SBB directly targets dollars to individual student needs — among them special education and English language instruction. Schools with the largest concentrations of those needs are likely to receive bigger budgets than other schools.
The new allocation system has some advantages, but also some challenges. As the plan is discussed, district leaders should candidly consider and address the concerns.
School officials want to use SBB to redirect resources to where they are needed most and where they will have the most impact on achievement gaps. They’re hoping the community meetings will help clarify the difference between equal funding and equitable funding.
One advantage of SBB is that students with the same type of needs would get the same amount of funding, no matter which school they attend. This is in contrast to the typical “staffing formula” approach, in which schools get educator positions based on preset student-teacher ratios. That can unintentionally cause inequities because the arrival or departure of a single child can trigger the addition or elimination of a position.
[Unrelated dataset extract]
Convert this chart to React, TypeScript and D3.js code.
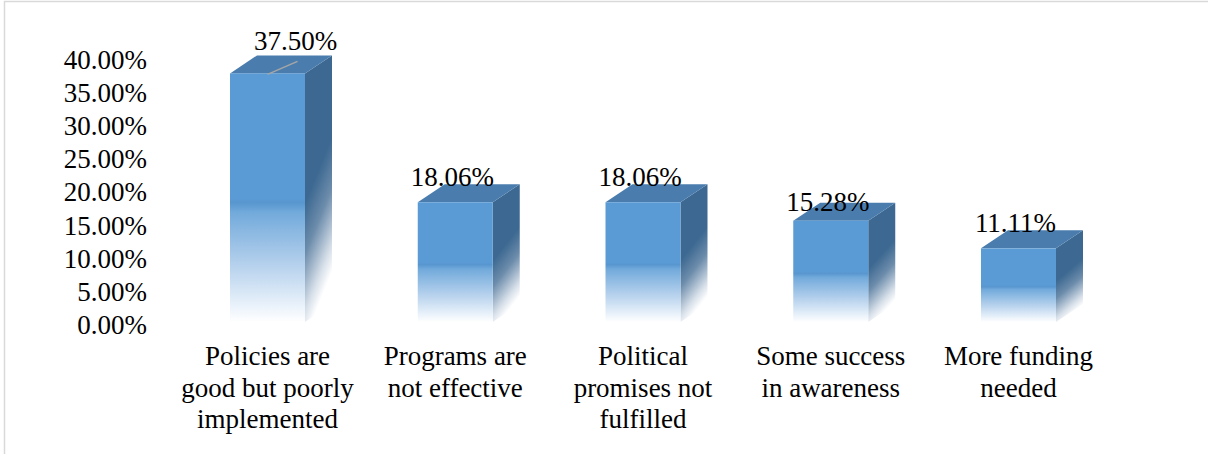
import React from "react";
import * as d3 from "d3";

const categories = [
  ["Policies are", "good but poorly", "implemented"],
  ["Programs are", "not effective"],
  ["Political", "promises not", "fulfilled"],
  ["Some success", "in awareness"],
  ["More funding", "needed"],
];
const values = [37.5, 18.06, 18.06, 15.28, 11.11];
const valueLabels = ["37.50%", "18.06%", "18.06%", "15.28%", "11.11%"];
const ticks = [0, 5, 10, 15, 20, 25, 30, 35, 40];

const W = 1208;
const H = 454;
const FONT = "'Liberation Serif', 'Times New Roman', serif";

export default function App() {
  const ids = categories.map((_, i) => "c" + i);
  const x = d3.scalePoint<string>().domain(ids).range([267.5, 1018.5]);
  const y = d3.scaleLinear().domain([0, 40]).range([322, 56.8]);
  const bw = 75;
  const dx = 27;
  const dy = 18;
  const front = "#5B9BD5";
  const top = "#4A7DAE";
  const side = "#3C6891";
  const ts = { fontFamily: FONT, fontSize: "27px" } as React.CSSProperties;

  return (
    <svg
      width={W}
      height={H}
      style={{ position: "absolute", left: 0, top: 0, background: "#fff", fontFamily: FONT }}
    >
      <defs>
        <linearGradient id="gFront" x1="0" y1="0" x2="0" y2="1">
          <stop offset="0" stopColor={front} />
          <stop offset="0.5" stopColor={front} />
          <stop offset="0.52" stopColor="#5896CF" />
          <stop offset="0.56" stopColor="#72AADB" />
          <stop offset="0.75" stopColor="#AFCDEB" />
          <stop offset="0.93" stopColor="#E8F1FA" />
          <stop offset="1" stopColor="#FFFFFF" />
        </linearGradient>
        <linearGradient id="gSide" x1="0" y1="0" x2="0.25" y2="1">
          <stop offset="0" stopColor={side} />
          <stop offset="0.52" stopColor={side} />
          <stop offset="0.7" stopColor="#6C8CAB" />
          <stop offset="0.9" stopColor="#D5DEE8" />
          <stop offset="1" stopColor="#FFFFFF" />
        </linearGradient>
      </defs>
      <rect x={4.5} y={1.5} width={W + 10} height={H + 10} fill="none" stroke="#D9D9D9" strokeWidth={1.5} />

      {ticks.map((t) => (
        <text
          key={t}
          x={147}
          y={y(t) + 3}
          textAnchor="end"
          dominantBaseline="central"
          style={ts}
          fill="#000"
        >
          {t.toFixed(2) + "%"}
        </text>
      ))}

      {values.map((v, i) => {
        const cx = x(ids[i]) as number;
        const x0 = cx - bw / 2;
        const x1 = cx + bw / 2;
        const yt = y(v);
        const yb = y(0);
        return (
          <g key={i}>
            <path
              d={`M${x1},${yt} L${x1 + dx},${yt - dy} L${x1 + dx},${yb - dy} L${x1},${yb} Z`}
              fill="url(#gSide)"
            />
            <path
              d={`M${x0},${yt} L${x0 + dx},${yt - dy} L${x1 + dx},${yt - dy} L${x1},${yt} Z`}
              fill={top}
            />
            <rect x={x0} y={yt} width={bw} height={yb - yt} fill="url(#gFront)" />
          </g>
        );
      })}

      {values.map((v, i) => {
        const cx = x(ids[i]) as number;
        const yt = y(v);
        if (i === 0) {
          return (
            <g key={"l" + i}>
              <line x1={cx} y1={yt + 1} x2={cx + 30} y2={yt - 12} stroke="#A6A6A6" strokeWidth={1.5} />
              <text x={cx + 28} y={yt - 23} textAnchor="middle" style={ts} fill="#000">
                {valueLabels[i]}
              </text>
            </g>
          );
        }
        const off = i === 3 ? 10 : 16.5;
        return (
          <text key={"l" + i} x={cx - 3} y={yt - off} textAnchor="middle" style={ts} fill="#000">
            {valueLabels[i]}
          </text>
        );
      })}

      {categories.map((lines, i) => {
        const cx = x(ids[i]) as number;
        return (
          <text key={"c" + i} textAnchor="middle" style={ts} fill="#000">
            {lines.map((ln, j) => (
              <tspan key={j} x={cx} y={365 + j * 31.5}>
                {ln}
              </tspan>
            ))}
          </text>
        );
      })}
    </svg>
  );
}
SBB districts can provide different funding levels within a category of special-needs students. A Minneapolis official used the example of a Level 1 vs. a Level 4 special-education student. The two currently receive the same amount of funding, even though the Level 4 student is much more costly to serve.
Additionally, SBB budgeting can give building principals more flexibility to tailor resources to fit their schools.
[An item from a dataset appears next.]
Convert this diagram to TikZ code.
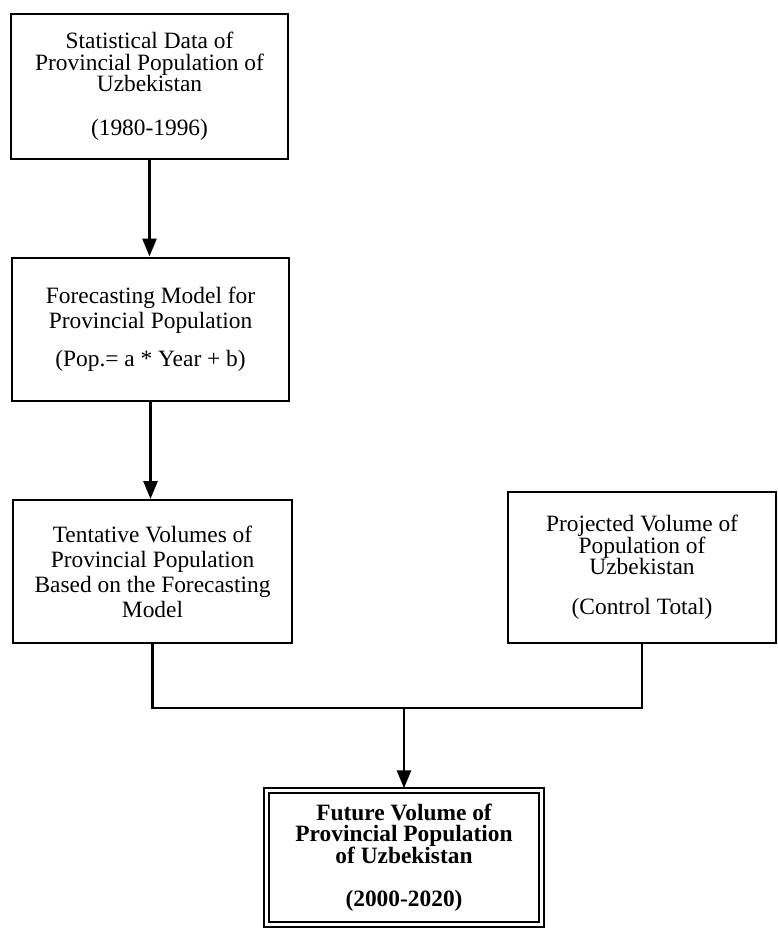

Among the challenges posed by SBB is the fact that some schools would experience budget cuts. In draft plans given to principals in March, the more affluent Lake Harriet Upper Elementary School would lose $302,000, or 10 percent of its 2015 budget. By comparison, the higher-poverty Pillsbury Elementary School would gain up to $223,000, or 7 percent of its budget.
Many parents say they support giving more resources to schools with more low-income students (as state and federal education funding formulas already do), but not at the expense of school programs they’ve worked hard to build for their children. Some already conduct fundraisers for their schools — and having to raise even more private funds could drive some to choose private or charter schools, or to switch districts.
District officials must find ways to balance needs. School officials say the budget numbers are still too much in flux to be widely distributed and are already different from what was presented to the principals, though they wouldn’t give specific numbers.
Another challenge to consider is the potentially difficult transition from one system to another, which would require major changes in administration structures. The “central office’’ culture would have to adjust to serve schools, rather than simply telling them what to do. At the same time, the administration must make sure that schools are compliant with state, federal and contractual requirements.
While there could be benefits to the budgeting change, district officials must carefully address potential concerns as they consider adopting the plan.